◆ **REQUIRED WORK**:
Restate the data word for word and leave the images out.

◆ **DATASET SECTION**:
☆ ☆ ☆ ☆ ☆ ☆ ☆
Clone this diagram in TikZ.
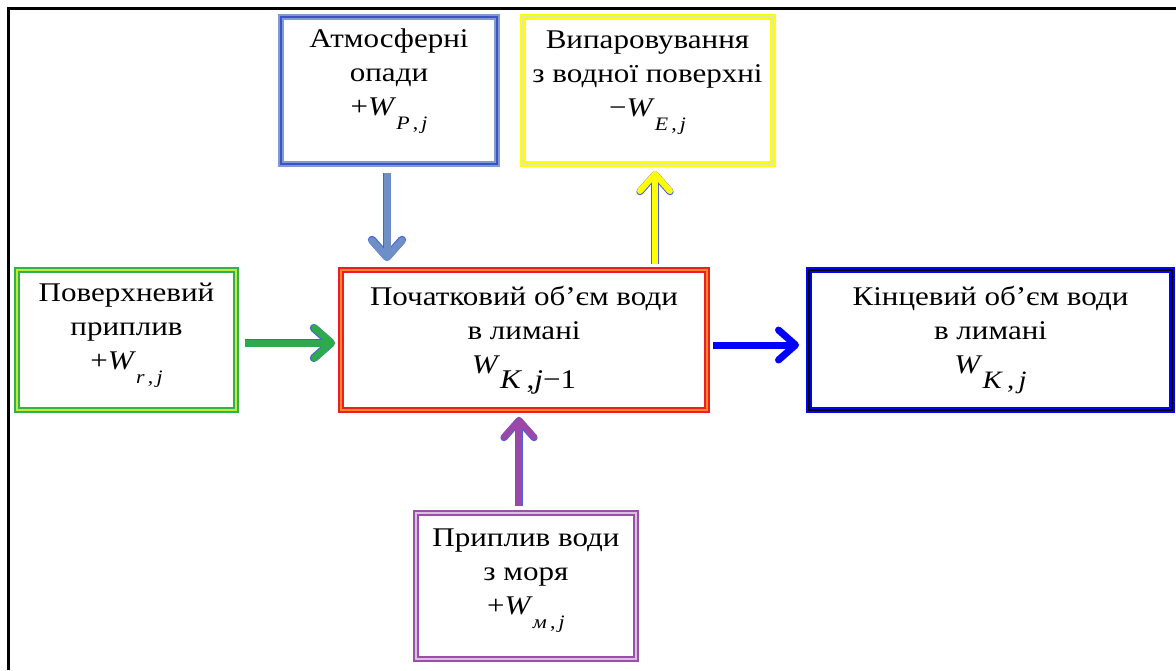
\documentclass[tikz,border=0pt]{standalone}
\usepackage{fontspec}
\setmainfont{Liberation Serif}
\newfontfamily\lserif[FakeStretch=1.15]{Liberation Serif}
\usetikzlibrary{arrows.meta}
\definecolor{atmL}{HTML}{7E9CCF}
\definecolor{atmD}{HTML}{3F51C9}
\definecolor{atmA}{HTML}{6D8EC7}
\definecolor{yel}{HTML}{FFFF00}
\definecolor{yelM}{HTML}{E6E6B0}
\definecolor{grn}{HTML}{2EB24B}
\definecolor{grnM}{HTML}{C6E83A}
\definecolor{grnA}{HTML}{2DAA4C}
\definecolor{redB}{HTML}{EE1C24}
\definecolor{redM}{HTML}{FF8A22}
\definecolor{bluB}{HTML}{0000FF}
\definecolor{pur}{HTML}{9C4FA9}
\definecolor{purM}{HTML}{DCC0E4}
\definecolor{purA}{HTML}{9B48A8}
\definecolor{edge}{HTML}{4A5FE0}
\newcommand{\Wsb}[3]{\textit{W}\raisebox{-#3}{\fontsize{#2}{#2}\selectfont #1}}
\newcommand{\lowstrut}[1]{\rule[-#1]{0pt}{#1}}
\tikzset{
  tribox/.style 2 args={draw=#1, double=#2, line width=2pt, double distance=2pt,
    fill=white, align=center, inner sep=0pt, font=\lserif\fontsize{27}{34}\selectfont},
  flow/.style={draw=#1, line width=7pt,
    -{Straight Barb[length=17pt,width=30pt,round]}},
  oflow/.style 2 args={draw=#1, line width=#2,
    -{Straight Barb[length=17pt,width=30pt,round]},
    preaction={draw=edge, line width=#2+1.2pt,
    -{Straight Barb[length=17pt,width=30pt,round]}}},
}
\begin{document}
\begin{tikzpicture}[x=1pt,y=-1pt]
\useasboundingbox (0,0) rectangle (1176,670);
\draw[line width=3pt] (8.5,670) -- (8.5,8.5) -- (1176,8.5);

\node[tribox={atmL}{atmD}, minimum width=216pt, minimum height=147pt] (atm) at (389,90.5)
  {Атмосферні\\опади\\+\Wsb{\textit{P}\,,\,\textit{j}}{19}{14pt}\lowstrut{36pt}};
\node[tribox={yel}{yelM}, minimum width=250pt, minimum height=147pt] (evp) at (647.5,90.5)
  {Випаровування\\з водної поверхні\\−\Wsb{\textit{E}\,,\,\textit{j}}{19}{14pt}\lowstrut{33pt}};
\node[tribox={grn}{grnM}, minimum width=219pt, minimum height=140pt] (sur) at (126.5,340)
  {Поверхневий\\приплив\\+\Wsb{\textit{r}\,,\,\textit{j}}{19}{14pt}\lowstrut{28pt}};
\node[tribox={redB}{redM}, minimum width=366pt, minimum height=140pt] (ini) at (524,340)
  {Початковий об’єм води\\в лимані\\\Wsb{\textit{K}\,,\textit{j}−1}{27}{15pt}};
\node[tribox={bluB}{black}, minimum width=363pt, minimum height=140pt] (fin) at (990.5,340)
  {Кінцевий об’єм води\\в лимані\\\Wsb{\textit{K}\,,\,\textit{j}}{25}{15pt}};
\node[tribox={pur}{purM}, minimum width=220pt, minimum height=146pt] (sea) at (526,586)
  {Приплив води\\з моря\\+\Wsb{\textit{м}\,,\,\textit{j}}{19}{14pt}\lowstrut{28pt}};

\draw[oflow={atmA}{7pt}] ([xshift=-2pt,yshift=-8pt]atm.south) -- ([xshift=-2pt,yshift=8pt]atm.south |- ini.north);
\draw[oflow={yel}{6pt}] ([xshift=7.5pt,yshift=5pt]evp.south |- ini.north) -- ([xshift=7.5pt,yshift=-6pt]evp.south);
\draw[oflow={grnA}{7pt}] ([xshift=8pt,yshift=-3pt]sur.east) -- ([xshift=-5pt,yshift=-3pt]ini.west);
\draw[flow=bluB] ([xshift=5pt,yshift=-5pt]ini.east) -- ([xshift=-9pt,yshift=-5pt]fin.west);
\draw[oflow={purA}{6pt}] ([xshift=-7pt,yshift=6pt]sea.north) -- ([xshift=-7pt,yshift=-6pt]sea.north |- ini.south);
\end{tikzpicture}
\end{document}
☆ ☆ ☆ ☆ ☆ ☆ ☆
◆ **RESULT OF THIS EXERCISE**:
Clone this diagram in TikZ.
\documentclass[tikz,border=0pt]{standalone}
\usepackage{fontspec}
\setmainfont{Liberation Serif}
\newfontfamily\lserif[FakeStretch=1.15]{Liberation Serif}
\usetikzlibrary{arrows.meta}
\definecolor{atmL}{HTML}{7E9CCF}
\definecolor{atmD}{HTML}{3F51C9}
\definecolor{atmA}{HTML}{6D8EC7}
\definecolor{yel}{HTML}{FFFF00}
\definecolor{yelM}{HTML}{E6E6B0}
\definecolor{grn}{HTML}{2EB24B}
\definecolor{grnM}{HTML}{C6E83A}
\definecolor{grnA}{HTML}{2DAA4C}
\definecolor{redB}{HTML}{EE1C24}
\definecolor{redM}{HTML}{FF8A22}
\definecolor{bluB}{HTML}{0000FF}
\definecolor{pur}{HTML}{9C4FA9}
\definecolor{purM}{HTML}{DCC0E4}
\definecolor{purA}{HTML}{9B48A8}
\definecolor{edge}{HTML}{4A5FE0}
\newcommand{\Wsb}[3]{\textit{W}\raisebox{-#3}{\fontsize{#2}{#2}\selectfont #1}}
\newcommand{\lowstrut}[1]{\rule[-#1]{0pt}{#1}}
\tikzset{
  tribox/.style 2 args={draw=#1, double=#2, line width=2pt, double distance=2pt,
    fill=white, align=center, inner sep=0pt, font=\lserif\fontsize{27}{34}\selectfont},
  flow/.style={draw=#1, line width=7pt,
    -{Straight Barb[length=17pt,width=30pt,round]}},
  oflow/.style 2 args={draw=#1, line width=#2,
    -{Straight Barb[length=17pt,width=30pt,round]},
    preaction={draw=edge, line width=#2+1.2pt,
    -{Straight Barb[length=17pt,width=30pt,round]}}},
}
\begin{document}
\begin{tikzpicture}[x=1pt,y=-1pt]
\useasboundingbox (0,0) rectangle (1176,670);
\draw[line width=3pt] (8.5,670) -- (8.5,8.5) -- (1176,8.5);

\node[tribox={atmL}{atmD}, minimum width=216pt, minimum height=147pt] (atm) at (389,90.5)
  {Атмосферні\\опади\\+\Wsb{\textit{P}\,,\,\textit{j}}{19}{14pt}\lowstrut{36pt}};
\node[tribox={yel}{yelM}, minimum width=250pt, minimum height=147pt] (evp) at (647.5,90.5)
  {Випаровування\\з водної поверхні\\−\Wsb{\textit{E}\,,\,\textit{j}}{19}{14pt}\lowstrut{33pt}};
\node[tribox={grn}{grnM}, minimum width=219pt, minimum height=140pt] (sur) at (126.5,340)
  {Поверхневий\\приплив\\+\Wsb{\textit{r}\,,\,\textit{j}}{19}{14pt}\lowstrut{28pt}};
\node[tribox={redB}{redM}, minimum width=366pt, minimum height=140pt] (ini) at (524,340)
  {Початковий об’єм води\\в лимані\\\Wsb{\textit{K}\,,\textit{j}−1}{27}{15pt}};
\node[tribox={bluB}{black}, minimum width=363pt, minimum height=140pt] (fin) at (990.5,340)
  {Кінцевий об’єм води\\в лимані\\\Wsb{\textit{K}\,,\,\textit{j}}{25}{15pt}};
\node[tribox={pur}{purM}, minimum width=220pt, minimum height=146pt] (sea) at (526,586)
  {Приплив води\\з моря\\+\Wsb{\textit{м}\,,\,\textit{j}}{19}{14pt}\lowstrut{28pt}};

\draw[oflow={atmA}{7pt}] ([xshift=-2pt,yshift=-8pt]atm.south) -- ([xshift=-2pt,yshift=8pt]atm.south |- ini.north);
\draw[oflow={yel}{6pt}] ([xshift=7.5pt,yshift=5pt]evp.south |- ini.north) -- ([xshift=7.5pt,yshift=-6pt]evp.south);
\draw[oflow={grnA}{7pt}] ([xshift=8pt,yshift=-3pt]sur.east) -- ([xshift=-5pt,yshift=-3pt]ini.west);
\draw[flow=bluB] ([xshift=5pt,yshift=-5pt]ini.east) -- ([xshift=-9pt,yshift=-5pt]fin.west);
\draw[oflow={purA}{6pt}] ([xshift=-7pt,yshift=6pt]sea.north) -- ([xshift=-7pt,yshift=-6pt]sea.north |- ini.south);
\end{tikzpicture}
\end{document}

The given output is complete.